═════ MATERIAL PROVIDED ═════

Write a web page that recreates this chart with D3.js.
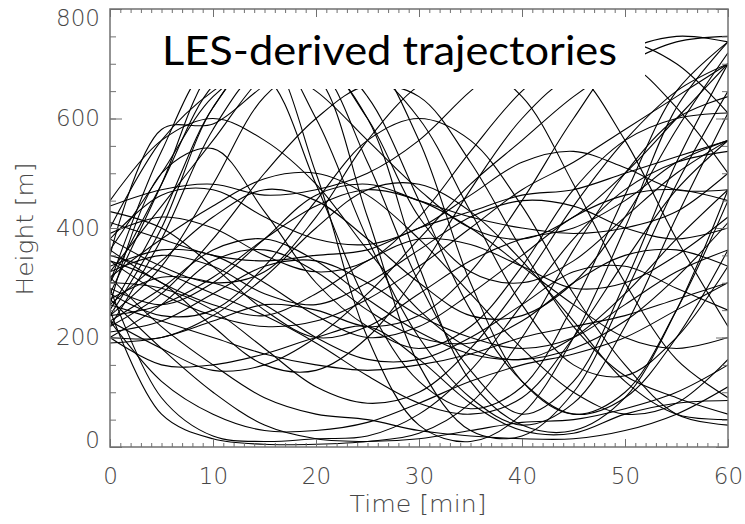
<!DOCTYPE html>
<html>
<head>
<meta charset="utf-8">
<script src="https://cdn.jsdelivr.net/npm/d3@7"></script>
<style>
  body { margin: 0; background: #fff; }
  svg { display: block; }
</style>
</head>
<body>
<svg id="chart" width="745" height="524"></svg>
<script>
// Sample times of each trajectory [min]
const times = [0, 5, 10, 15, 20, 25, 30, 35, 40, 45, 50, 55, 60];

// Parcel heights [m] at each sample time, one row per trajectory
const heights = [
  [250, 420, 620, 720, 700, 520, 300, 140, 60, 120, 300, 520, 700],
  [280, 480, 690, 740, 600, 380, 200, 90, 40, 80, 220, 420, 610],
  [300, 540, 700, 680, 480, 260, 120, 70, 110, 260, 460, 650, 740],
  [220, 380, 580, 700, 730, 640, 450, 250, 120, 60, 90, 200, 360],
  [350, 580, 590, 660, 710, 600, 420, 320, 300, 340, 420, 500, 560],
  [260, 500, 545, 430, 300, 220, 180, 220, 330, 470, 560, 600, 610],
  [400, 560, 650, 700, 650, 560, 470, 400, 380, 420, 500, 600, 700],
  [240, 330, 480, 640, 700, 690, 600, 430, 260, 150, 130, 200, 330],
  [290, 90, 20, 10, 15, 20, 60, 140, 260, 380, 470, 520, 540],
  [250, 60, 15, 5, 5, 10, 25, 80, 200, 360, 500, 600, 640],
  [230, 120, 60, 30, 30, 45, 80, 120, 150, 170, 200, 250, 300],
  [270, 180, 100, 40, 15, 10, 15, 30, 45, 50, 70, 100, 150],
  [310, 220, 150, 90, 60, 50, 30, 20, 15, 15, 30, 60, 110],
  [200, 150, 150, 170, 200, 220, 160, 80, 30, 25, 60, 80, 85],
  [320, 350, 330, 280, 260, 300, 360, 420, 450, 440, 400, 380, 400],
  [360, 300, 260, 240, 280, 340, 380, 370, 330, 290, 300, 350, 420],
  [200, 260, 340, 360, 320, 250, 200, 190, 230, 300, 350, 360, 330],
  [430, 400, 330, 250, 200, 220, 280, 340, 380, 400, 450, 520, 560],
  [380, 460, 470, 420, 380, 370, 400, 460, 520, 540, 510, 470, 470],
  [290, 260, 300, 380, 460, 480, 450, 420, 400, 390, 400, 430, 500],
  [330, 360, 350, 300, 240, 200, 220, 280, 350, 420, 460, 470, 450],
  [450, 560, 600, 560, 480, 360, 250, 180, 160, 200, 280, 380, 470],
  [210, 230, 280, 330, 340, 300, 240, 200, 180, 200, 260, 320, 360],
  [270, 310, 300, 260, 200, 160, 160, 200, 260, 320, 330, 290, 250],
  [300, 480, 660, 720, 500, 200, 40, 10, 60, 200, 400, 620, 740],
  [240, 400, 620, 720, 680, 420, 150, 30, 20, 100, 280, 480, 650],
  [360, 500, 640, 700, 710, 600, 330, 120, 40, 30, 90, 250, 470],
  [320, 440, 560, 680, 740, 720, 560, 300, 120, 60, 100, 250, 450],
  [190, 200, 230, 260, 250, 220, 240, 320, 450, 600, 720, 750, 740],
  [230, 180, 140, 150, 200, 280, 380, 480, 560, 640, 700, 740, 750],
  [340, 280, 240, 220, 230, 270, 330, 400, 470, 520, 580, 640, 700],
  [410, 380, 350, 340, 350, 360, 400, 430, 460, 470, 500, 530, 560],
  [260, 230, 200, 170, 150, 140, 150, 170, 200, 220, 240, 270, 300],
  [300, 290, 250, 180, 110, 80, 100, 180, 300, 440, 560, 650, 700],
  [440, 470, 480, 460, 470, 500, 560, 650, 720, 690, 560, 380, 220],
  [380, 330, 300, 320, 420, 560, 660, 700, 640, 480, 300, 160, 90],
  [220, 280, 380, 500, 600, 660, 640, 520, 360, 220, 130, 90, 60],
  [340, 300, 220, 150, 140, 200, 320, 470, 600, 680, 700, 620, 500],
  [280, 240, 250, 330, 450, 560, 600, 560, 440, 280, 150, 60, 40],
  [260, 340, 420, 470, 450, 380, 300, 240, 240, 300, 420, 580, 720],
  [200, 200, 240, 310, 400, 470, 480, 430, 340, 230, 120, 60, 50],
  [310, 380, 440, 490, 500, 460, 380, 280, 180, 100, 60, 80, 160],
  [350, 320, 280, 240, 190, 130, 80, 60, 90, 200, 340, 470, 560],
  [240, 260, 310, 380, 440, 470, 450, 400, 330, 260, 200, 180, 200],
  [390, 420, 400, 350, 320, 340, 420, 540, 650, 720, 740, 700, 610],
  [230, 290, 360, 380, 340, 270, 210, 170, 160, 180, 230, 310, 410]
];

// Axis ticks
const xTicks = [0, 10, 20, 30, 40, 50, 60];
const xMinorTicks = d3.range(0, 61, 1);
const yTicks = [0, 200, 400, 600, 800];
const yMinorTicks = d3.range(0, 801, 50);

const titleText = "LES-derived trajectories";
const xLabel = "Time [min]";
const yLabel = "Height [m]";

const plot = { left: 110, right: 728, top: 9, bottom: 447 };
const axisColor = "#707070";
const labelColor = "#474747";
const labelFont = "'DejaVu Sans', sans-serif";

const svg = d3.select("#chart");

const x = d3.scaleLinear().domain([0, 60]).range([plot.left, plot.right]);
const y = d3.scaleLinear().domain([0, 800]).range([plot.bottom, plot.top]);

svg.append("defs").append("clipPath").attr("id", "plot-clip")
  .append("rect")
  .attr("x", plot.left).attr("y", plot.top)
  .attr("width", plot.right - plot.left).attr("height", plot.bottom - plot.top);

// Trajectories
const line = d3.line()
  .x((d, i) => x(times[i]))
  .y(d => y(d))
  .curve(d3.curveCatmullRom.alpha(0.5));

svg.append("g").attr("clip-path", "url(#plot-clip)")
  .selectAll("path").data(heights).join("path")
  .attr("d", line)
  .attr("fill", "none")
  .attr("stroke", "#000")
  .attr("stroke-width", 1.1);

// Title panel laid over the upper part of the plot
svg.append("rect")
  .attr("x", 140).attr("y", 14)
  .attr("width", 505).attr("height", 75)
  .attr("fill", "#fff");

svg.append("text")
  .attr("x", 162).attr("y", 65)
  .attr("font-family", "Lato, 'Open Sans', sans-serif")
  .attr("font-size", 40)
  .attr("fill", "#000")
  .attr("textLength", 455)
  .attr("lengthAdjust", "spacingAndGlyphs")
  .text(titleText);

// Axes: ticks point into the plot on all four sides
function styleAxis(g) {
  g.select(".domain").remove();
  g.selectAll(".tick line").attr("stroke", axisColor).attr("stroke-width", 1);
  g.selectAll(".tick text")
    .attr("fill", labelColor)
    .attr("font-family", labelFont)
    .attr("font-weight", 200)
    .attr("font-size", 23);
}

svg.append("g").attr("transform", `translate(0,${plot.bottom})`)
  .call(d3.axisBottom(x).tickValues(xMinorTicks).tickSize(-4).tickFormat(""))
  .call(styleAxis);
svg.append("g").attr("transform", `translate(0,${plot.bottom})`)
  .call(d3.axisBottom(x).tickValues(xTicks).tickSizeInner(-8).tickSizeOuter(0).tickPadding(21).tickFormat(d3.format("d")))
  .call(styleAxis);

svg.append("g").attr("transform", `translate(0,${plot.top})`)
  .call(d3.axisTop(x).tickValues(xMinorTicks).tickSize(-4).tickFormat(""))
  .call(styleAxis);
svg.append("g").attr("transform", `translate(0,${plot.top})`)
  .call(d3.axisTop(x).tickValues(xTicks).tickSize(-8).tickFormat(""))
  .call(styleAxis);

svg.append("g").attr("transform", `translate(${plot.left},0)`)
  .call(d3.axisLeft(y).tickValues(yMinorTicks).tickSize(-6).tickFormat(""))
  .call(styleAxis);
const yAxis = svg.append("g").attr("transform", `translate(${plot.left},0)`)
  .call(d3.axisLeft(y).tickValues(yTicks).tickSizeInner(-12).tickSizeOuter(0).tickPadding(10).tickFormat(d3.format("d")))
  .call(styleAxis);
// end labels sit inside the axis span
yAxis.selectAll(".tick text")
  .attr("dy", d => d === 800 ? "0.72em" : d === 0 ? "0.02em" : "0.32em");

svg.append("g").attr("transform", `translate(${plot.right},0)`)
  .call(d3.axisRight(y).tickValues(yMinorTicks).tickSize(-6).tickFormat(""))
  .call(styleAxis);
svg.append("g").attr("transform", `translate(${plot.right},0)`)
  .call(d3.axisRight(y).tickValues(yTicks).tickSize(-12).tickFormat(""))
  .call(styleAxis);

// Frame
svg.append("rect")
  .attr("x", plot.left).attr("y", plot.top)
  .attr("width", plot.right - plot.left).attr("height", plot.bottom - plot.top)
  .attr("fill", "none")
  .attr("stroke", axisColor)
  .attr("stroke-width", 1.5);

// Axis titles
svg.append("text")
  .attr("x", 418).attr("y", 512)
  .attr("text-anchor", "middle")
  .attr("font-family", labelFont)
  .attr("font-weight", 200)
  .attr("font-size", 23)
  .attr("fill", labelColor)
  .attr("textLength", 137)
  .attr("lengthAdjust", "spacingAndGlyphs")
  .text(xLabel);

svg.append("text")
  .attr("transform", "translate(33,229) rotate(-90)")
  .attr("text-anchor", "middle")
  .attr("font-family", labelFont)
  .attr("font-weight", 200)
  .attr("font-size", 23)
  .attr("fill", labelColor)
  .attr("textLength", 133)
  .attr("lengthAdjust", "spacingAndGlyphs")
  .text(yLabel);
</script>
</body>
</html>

═════

TASK DIRECTIONS: Everything from the top line of the data down to and including the line with "50, 55, 60];" is to be copied, except the pictures.

OUTPUT OF THE EXERCISE:
Write a web page that recreates this chart with D3.js.
<!DOCTYPE html>
<html>
<head>
<meta charset="utf-8">
<script src="https://cdn.jsdelivr.net/npm/d3@7"></script>
<style>
  body { margin: 0; background: #fff; }
  svg { display: block; }
</style>
</head>
<body>
<svg id="chart" width="745" height="524"></svg>
<script>
// Sample times of each trajectory [min]
const times = [0, 5, 10, 15, 20, 25, 30, 35, 40, 45, 50, 55, 60];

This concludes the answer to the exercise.